What many northern Catholics feel – meaning from those nationalist to greater or lesser extent, believers, non-believers, the Sundays and family occasions type - is ‘we wuz robbed.’ With her snap general election, as well as making her own career immeasurably more complicated, Theresa May turned the result of the assembly election upside-down.

That result took from unionists the winning margin they had held since the state’s formation. But after her narrow squeak May puffed the DUP up again. One minute the party, in the person of Foster, was in the dog house. Next the same party, in the persons of N Dodds and J Donaldson, knight of the realm, preened outside Number Ten, sat at a ceremonious table and signed off on a sizeable ‘bung’, as disobliging, unimpressed London put it.

It played very badly back home, among the ‘minority’ that makes up almost half the population and that broadly believes the old majority should get used to its real state, with no puffing, no artificial boosting.

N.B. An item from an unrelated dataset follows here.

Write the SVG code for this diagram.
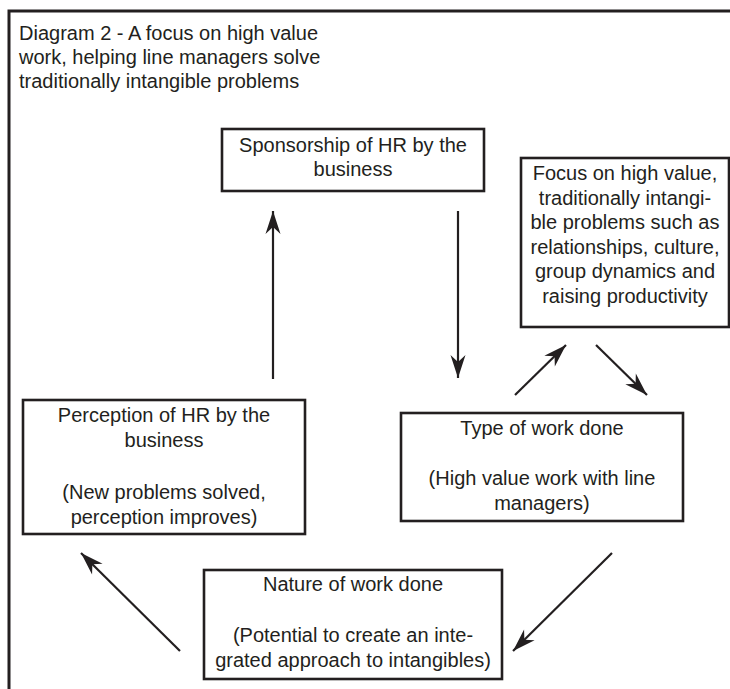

This has been a long, slow period of anti-climax after the trauma of the Troubles. Up-beat republicans, dismayed but always pragmatic SDLPers, agnostics on the northern state who thought the basics had been sorted – equal opportunity if not enough jobs, an end to open discrimination, policing at least half-reformed though needing waching, an ‘Irish’ dimension written into the under-pinnings - these people for these reasons settled fairly positively for a power-sharing Stormont. It hasn’t worked.

The nationalist sense has been of a poor show halted in its tracks, a dozy vehicle in for an overhaul. The Northern Ireland vote against Brexit may as well not have happened. Martin McGuinness RIP – and doesn’t it turn out that for one large strand of Protestantism even the phrase is unsayable.

Now along comes a new Dublin team, on a Brexit mission. There is more to the psychology of a community than political choices and posturing. Leo Varadkar and Simon Coveney are unlikely heroes of northern nationalism but they may be just in time to raise spirits. Northern nationalists have run out of local heroes.